Credit: Juj Winn / Eduard Muzhevski via Getty Images
On Saturday, OpenAI researcher Alexander Wei announced that a new AI language model the company is researching has achieved gold medal-level performance on the International Mathematical Olympiad (IMO), matching a standard that fewer than 9 percent of human contestants reach each year. The announcement came despite an embargo request from IMO organizers asking AI companies to wait until July 28 to share their results.
The experimental model reportedly tackled the contest's six proof-based problems under the same constraints as human competitors: 4.5 hours per session, with no Internet access or calculators allowed. However, several sources with inside knowledge of the process say that since OpenAI self-graded its IMO results, the legitimacy of the company's claim may be in question. OpenAI plans to publish the proofs and grading rubrics for public review.
According to OpenAI, its achievement marks a departure from previous AI attempts at mathematical Olympiad problems, which relied on specialized theorem-proving systems that often exceeded human time limits. OpenAI says its model processed problems as plain text and generated natural-language proofs, operating like a standard language model rather than a purpose-built mathematical system.
The announcement follows Google's July 2024 claim that its AlphaProof and AlphaGeometry 2 models earned a silver medal equivalent at the IMO—though Google's systems required up to three days per problem rather than the 4.5-hour human time limit and needed human assistance to translate problems into formal mathematical language.
"Math is a proving ground for reasoning—structured, rigorous, and hard to fake," the company wrote in a statement sent to Ars Technica. "This shows that scalable, general-purpose methods can now outperform hand-tuned systems in tasks long seen as out of reach."
While the company confirmed that its next major AI model, GPT-5, is "coming soon," it clarified that this current model is experimental. "The techniques will carry forward, but nothing with this level of capability will be released for a while," OpenAI says. It's likely that OpenAI needed to devote a great deal of computational resources (which means high cost) for this particular experiment, and that level of computation won't be typical of consumer-facing AI models in the near future.
OpenAI says that the research team behind the experimental AI model, led by Alex Wei with support from Sheryl Hsu and Noam Brown, hadn't initially planned to enter the competition but decided to evaluate their work after observing promising results in testing.
"This wasn’t a system built for math. It’s the same kind of LLM we train for language, coding, and science—solving full proof-based problems under standard IMO constraints: 4.5 hours, no internet, no calculators," OpenAI said in a statement.

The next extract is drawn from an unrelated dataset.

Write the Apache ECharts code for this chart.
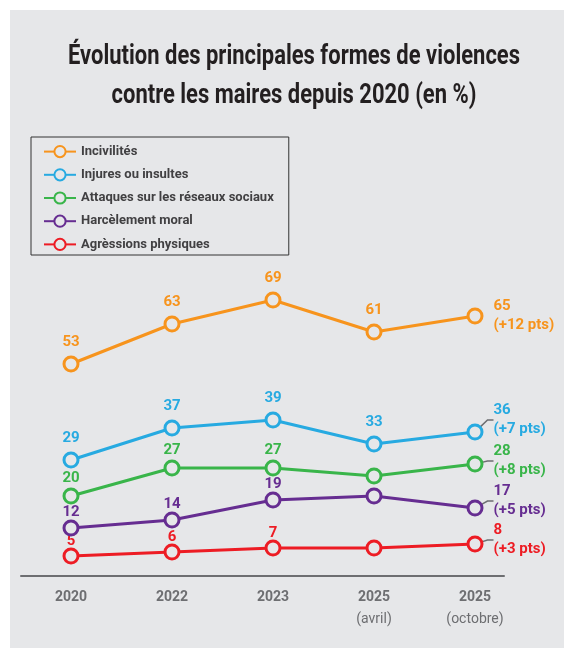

OpenAI received problems that were freshly written by the IMO organizer and shared with several AI companies simultaneously. To validate the results, each solution reportedly underwent blind grading by a panel of three former IMO medalists organized by OpenAI, with unanimous consensus required for acceptance.
However, in addition to the controversy over self-grading the results, OpenAI also annoyed the IMO community because its Saturday announcement appears to have violated the embargo agreement with the International Mathematical Olympiad. Harmonic, another AI company that participated in the competition, revealed in an X post on July 20 that "the IMO Board has asked us, along with the other leading AI companies that participated, to hold on releasing our results until Jul 28th."
The early announcement has prompted Google DeepMind, which had prepared its own IMO results for the agreed-upon date, to move up its own IMO-related announcement to later today. Harmonic plans to share its results as originally scheduled on July 28.
In response to the controversy, OpenAI research scientist Noam Brown posted on X, "We weren't in touch with IMO. I spoke with one organizer before the post to let him know. He requested we wait until after the closing ceremony ends to respect the kids, and we did."
However, an IMO coordinator told X user Mikhail Samin that OpenAI actually announced before the closing ceremony, contradicting Brown's claim. The coordinator called OpenAI's actions "rude and inappropriate," noting that OpenAI "wasn't one of the AI companies that cooperated with the IMO on testing their models."
The International Mathematical Olympiad, which has been running since 1959, represents one of the most challenging tests of mathematical reasoning. More than 100 countries send six participants each, with contestants facing six proof-based problems across two 4.5-hour sessions. The problems typically require deep mathematical insight and creativity rather than raw computational power. You can see the exact problems in the 2025 Olympiad posted online.
For example, problem one asks students to imagine a triangular grid of dots (like a triangular pegboard) and figure out how to cover all the dots using exactly n straight lines. The twist is that some lines are called "sunny"—these are the lines that don't run horizontally, vertically, or diagonally at a 45º angle. The challenge is to prove that no matter how big your triangle is, you can only ever create patterns with exactly 0, 1, or 3 sunny lines—never 2, never 4, never any other number.
The timing of the OpenAI results surprised some prediction markets, which had assigned around an 18 percent probability to any AI system winning IMO gold by 2025. However, depending on what Google says this afternoon (and what others like Harmonic may release on July 28), OpenAI may not be the only AI company to have achieved these unexpected results.